The Legislature’s budget includes $12.5M in the Chapter 70 appropriation to hold school districts harmless from changes in the method of counting low-income students. This is similar to the Legislature’s handling of the problem in the fiscal 2017 budget. H. 3800 includes language stating that this “transitional” assistance to address the problems in calculating low-income student costs is included in the per-district distribution amounts listed in Section 3 of the budget.
In the context of a very tight budget year, the Legislature’s increase in Chapter 70 funding is certainly welcome progress. The MMA continues to give top priority to full funding for the Foundation Budget Review Commission’s recommendations, and over the long-term will work to build on this increase.
$4 MILLION INCREASE FOR THE SPECIAL EDUCATION CIRCUIT BREAKER
In another budget advancement for cities and towns, the Legislature’s budget would add $4 million to the Special Education Circuit Breaker program, providing $281 million. The Governor’s budget proposed level-funding at $277 million. The $4 million increase is a step forward, although this is still short of full funding for a vital program that every city, town and school district relies on to fund state-mandated services. The MMA will work to continue building on this welcome increase.
FUNDING FOR CHARTER SCHOOL REIMBURSEMENTS REMAINS FLAT
The Legislature’s budget would level-fund charter school reimbursements at $80.5 million, far below the amount necessary to fully fund the statutory formula that was originally established to offset a portion of the funding that communities are required to transfer to charter schools. The fiscal 2017 funding level is $54.6 million below what is necessary to fund the reimbursement formula that is written into state law. If this program is level funded, the shortfall will grow to an estimated $76.4 million in fiscal 2018. This would lead to the continued and growing diversion of Chapter 70 funds away from municipally operated school districts, and place greater strain on the districts that serve 96% of public school children. Solving the charter school funding problem is a major priority for the MMA.

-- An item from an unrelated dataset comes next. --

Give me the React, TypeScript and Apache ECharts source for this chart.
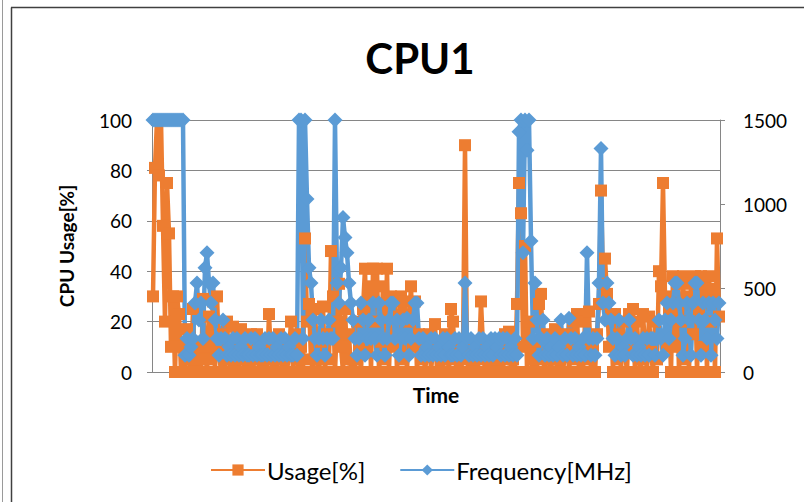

REGIONAL SCHOOL TRANSPORTATION, PAYMENTS-IN-LIEU-OF-TAXES (PILOT), LIBRARY AID ACCOUNTS, METCO, McKINNEY-VENTO, AND SHANNON ANTI-GANG GRANTS
Compared to current fiscal 2017 appropriations, the Legislature’s fiscal 2018 budget increases Regional School Transportation Reimbursements by $1 million (up to $61.5 million), a very important account for smaller and rural communities. The budget would level-fund PILOT payments at $26.77 million, add $188K to library grant programs, level-fund METCO, and fund McKinney-Vento reimbursements at $8.1 million, a reduction of $250K. The Legislature’s budget would level-fund Shannon Anti-Gang Grants at $6 million.
CONFERENCE COMMITTEE BUDGET DEFERS IMPORTANT IMPROVEMENTS TO THE LOCAL AND STATE LODGING EXCISE TAX TO SEPARATE LEGISLATION
The Legislature’s final budget defers action on important reforms to the room occupancy excise. Progress on this issue will now focus on separate legislation that is being crafted by Rep. Aaron Michlewitz in the House. The Senate budget had included language to close loopholes that allow the increasing variety of transient and other short-term rentals to escape taxation, including rentals through Airbnb and other similar online companies and through on-line re-sellers. These are important steps to bring parity and a level-playing field to the collection of lodging excise payments, and the MMA will continue to work hard to achieve passage this year.